Hon. Members know, because we debated it during earlier stages of the Bill, that our intention is to replicate the current circumstances in which advice and assistance are available. Those circumstances are prescribed in regulations made under the negative procedure under the Legal Aid Act 1988, passed by the previous Government.
It is possible to imagine a situation in which a new procedure would be needed--for example, if changes had to be made in social security benefit levels--to ensure that advice and assistance financial limits remain in line with the changes, but those are not the sort of changes that should automatically be debated in both Houses. The negative procedure, to which the regulations will be subject, will ensure that if the regulations proposed are more controversial, there will be an opportunity for debate, should the Opposition pray against them.

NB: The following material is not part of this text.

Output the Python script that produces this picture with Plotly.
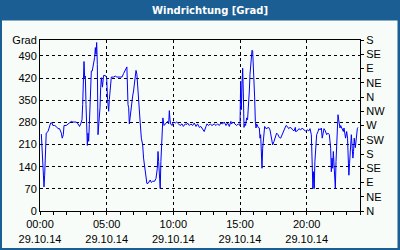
import plotly.graph_objects as go

# time of day in minutes (29.10.14), wind direction in degrees
minutes = [6, 9, 13, 18, 21, 24, 28, 36, 43, 48, 54, 58, 66, 73, 81, 88, 96, 100, 105, 108,
           118, 126, 133, 141, 148, 156, 163, 171, 178, 183, 189, 192, 195, 198, 201, 204, 207, 210, 213, 216,
           219, 222, 225, 228, 231, 235, 240, 246, 249, 252, 255, 258, 261, 264, 267, 270, 273, 276, 281,
           286, 294, 300, 304, 309, 312, 316, 321, 331, 339, 346, 354, 361, 369, 376, 384, 391, 396, 399, 402,
           406, 411, 417, 421, 426, 432, 436, 441, 447, 451, 456, 462, 466, 471, 477, 481, 486, 492, 496, 501,
           507, 516, 522, 528, 531, 534, 537, 541, 544, 549, 553, 558, 564, 571,
           574, 579, 582, 585, 588, 594, 600, 609, 615, 624, 630, 639, 645, 654, 660, 664, 672, 679, 687, 694,
           702, 709, 717, 724, 732, 739, 747, 751, 759, 766, 774, 784, 792, 799, 807, 814, 822, 829, 837, 844,
           852, 859,
           862, 870, 877, 885, 892, 900, 903, 906, 909, 912, 915, 918, 921, 925, 930, 934, 939, 942, 945, 948,
           951, 954, 957, 960, 963, 966, 969, 972, 975, 978, 982, 987, 990, 993, 996, 999, 1002, 1005, 1008,
           1011, 1017, 1023, 1029, 1035, 1041, 1047, 1053, 1059, 1065, 1071, 1077, 1083, 1089, 1095, 1101,
           1107, 1113, 1119, 1125, 1131, 1137, 1143, 1149,
           1150, 1158, 1165, 1173, 1180, 1188, 1195, 1203, 1210, 1215, 1221, 1225, 1228, 1231, 1234, 1237,
           1240, 1245, 1251, 1255, 1260, 1266, 1270, 1275, 1278, 1284, 1290, 1296, 1302, 1308, 1311, 1314,
           1317, 1320, 1323, 1326, 1329, 1332, 1335, 1338, 1341, 1344, 1347, 1350, 1353, 1356, 1359, 1365,
           1368, 1371, 1375, 1380, 1384, 1387, 1390, 1393, 1398, 1401, 1405, 1408, 1411, 1414, 1419, 1422,
           1425, 1428, 1431]
degrees = [243, 200, 115, 76, 113, 220, 246, 251, 267, 278, 278, 270, 270, 267, 260, 260, 246, 230, 241, 270,
           270, 275, 281, 283, 281, 281, 281, 275, 267, 275, 288, 336, 426, 472, 421, 426, 336, 251, 207, 246,
           220, 273, 336, 389, 442, 442, 458, 485, 516, 495, 532, 463, 241, 262, 294, 326, 389, 421, 391,
           428, 428, 421, 352, 315, 352, 400, 423, 423, 426, 423, 423, 421, 423, 434, 444, 455, 336, 326, 275,
           304, 331, 363, 379, 410, 444, 432, 389, 336, 278, 230, 209, 167, 145, 113, 87, 87, 94, 98, 90,
           94, 94, 103, 135, 188, 156, 124, 71, 156, 230, 294, 270, 275, 278,
           283, 275, 317, 288, 275, 270, 281, 278, 281, 275, 270, 275, 267, 275, 273, 278, 270, 275, 270, 278,
           267, 275, 264, 267, 260, 251, 267, 275, 270, 275, 270, 275, 270, 275, 270, 278, 275, 281, 270, 278,
           267, 283,
           275, 281, 275, 270, 275, 270, 410, 320, 400, 451, 373, 264, 275, 270, 294, 288, 336, 379, 432, 469,
           495, 508, 506, 463, 410, 357, 283, 262, 275, 267, 264, 262, 230, 241, 188, 135, 198, 232, 230,
           267, 260, 262, 264, 256, 230, 209, 220, 230, 246, 241, 232, 230, 241, 251, 264,
           270, 267, 260, 264, 262, 256, 253, 264,
           251, 253, 260, 256, 262, 256, 253, 256, 253, 260, 241, 145, 71, 124, 71, 156,
           211, 241, 251, 260, 256, 262, 230, 251, 260, 253, 241, 246, 241, 198, 124, 167,
           135, 188, 135, 103, 71, 156, 220, 253, 304, 288, 273, 262, 270, 264, 264, 251,
           262, 241, 230, 251, 230, 167, 113, 150, 230, 241, 198, 167, 188, 230, 200, 230,
           251, 260, 264]

x_tick_hours = [0, 5, 10, 15, 20]
x_tick_labels = ["00:00<br>29.10.14", "05:00<br>29.10.14", "10:00<br>29.10.14",
                 "15:00<br>29.10.14", "20:00<br>29.10.14"]
left_tick_vals = [0, 70, 140, 210, 280, 350, 420, 490, 540]
left_tick_text = ["0", "70", "140", "210", "280", "350", "420", "490", "Grad"]
right_tick_vals = [0, 45, 90, 135, 180, 225, 270, 315, 360, 405, 450, 495, 540]
right_tick_text = ["N", "NE", "E", "SE", "S", "SW", "W", "NW", "N", "NE", "E", "SE", "S"]
title_text = "Windrichtung [Grad]"

hours = [m / 60 for m in minutes]

BLUE = "#1b5e93"
BG = "#f8fcf8"
FONT = dict(family="Liberation Sans, Arial, sans-serif", size=11, color="black")

fig = go.Figure()
fig.add_trace(go.Scatter(x=hours, y=degrees, mode="lines",
                         line=dict(color="#0000ff", width=1), showlegend=False,
                         hoverinfo="skip"))
# invisible trace to activate right axis
fig.add_trace(go.Scatter(x=[0], y=[0], yaxis="y2", mode="markers",
                         marker=dict(opacity=0), showlegend=False, hoverinfo="skip"))

L, R, T, B = 40, 40, 40, 39
W, H = 400, 250
pw, ph = W - L - R, H - T - B


def px(xp):
    return (xp - L) / pw


def py(yp):
    return (H - B - yp) / ph


fig.add_shape(type="rect", xref="paper", yref="paper",
              x0=px(2), x1=px(397.5), y0=py(248), y1=py(20.5),
              fillcolor=BG, line=dict(width=0), layer="below")

fig.add_annotation(text="<b>" + title_text + "</b>", xref="paper", yref="paper",
                   x=px(209.5), y=py(10.5), xanchor="center", yanchor="middle",
                   showarrow=False,
                   font=dict(family="DejaVu Sans, Verdana, sans-serif", size=10, color="white"))

fig.update_layout(
    width=W, height=H,
    margin=dict(l=L, r=R, t=T, b=B, autoexpand=False),
    paper_bgcolor=BLUE, plot_bgcolor=BG,
    font=FONT,
    xaxis=dict(range=[0, 24], tickvals=x_tick_hours, ticktext=x_tick_labels,
               ticks="outside", ticklen=3, tickcolor="black", tickwidth=1,
               showline=True, linecolor="black", linewidth=1, mirror=True,
               showgrid=True, gridcolor="black", griddash="3px,3px", gridwidth=1,
               zeroline=False, tickfont=FONT, automargin=False,
               minor=dict(dtick=1, ticks="outside", ticklen=3, tickcolor="black",
                          showgrid=False)),
    yaxis=dict(range=[0, 540], tickvals=left_tick_vals, ticktext=left_tick_text,
               ticks="", showline=True, linecolor="black", linewidth=1,
               showgrid=True, gridcolor="black", griddash="3px,3px", gridwidth=1,
               zeroline=False, tickfont=FONT, automargin=False),
    yaxis2=dict(range=[0, 540], tickvals=right_tick_vals, ticktext=right_tick_text,
                overlaying="y", side="right", ticks="outside", ticklen=3,
                tickcolor="black", showline=True, linecolor="black", linewidth=1,
                showgrid=False, zeroline=False, tickfont=FONT, automargin=False),
)

fig.write_html("out.html")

In the case of this Bill, the amendment would have very serious effects. Hon. Members will be aware that the Bill and the regulations made under it are capable of retrospective effect. That was to ensure that if Royal Assent was given after the Criminal Defence Service was commenced there would be no gap in provision. The CDS has come into existence today, and clearly we have yet to receive Royal Assent for the Bill. As soon as that is given, regulations will be brought into effect that provide that advice and assistance will be available in exactly the same circumstances as under the Legal Aid Act 1988.
If we had to wait for parliamentary time to be available for two further debates, both here and in the other place, the law would remain uncertain for a considerable period, because no power would formally exist to provide advice and assistance in criminal cases. That is the lacuna that the Bill is intended to close.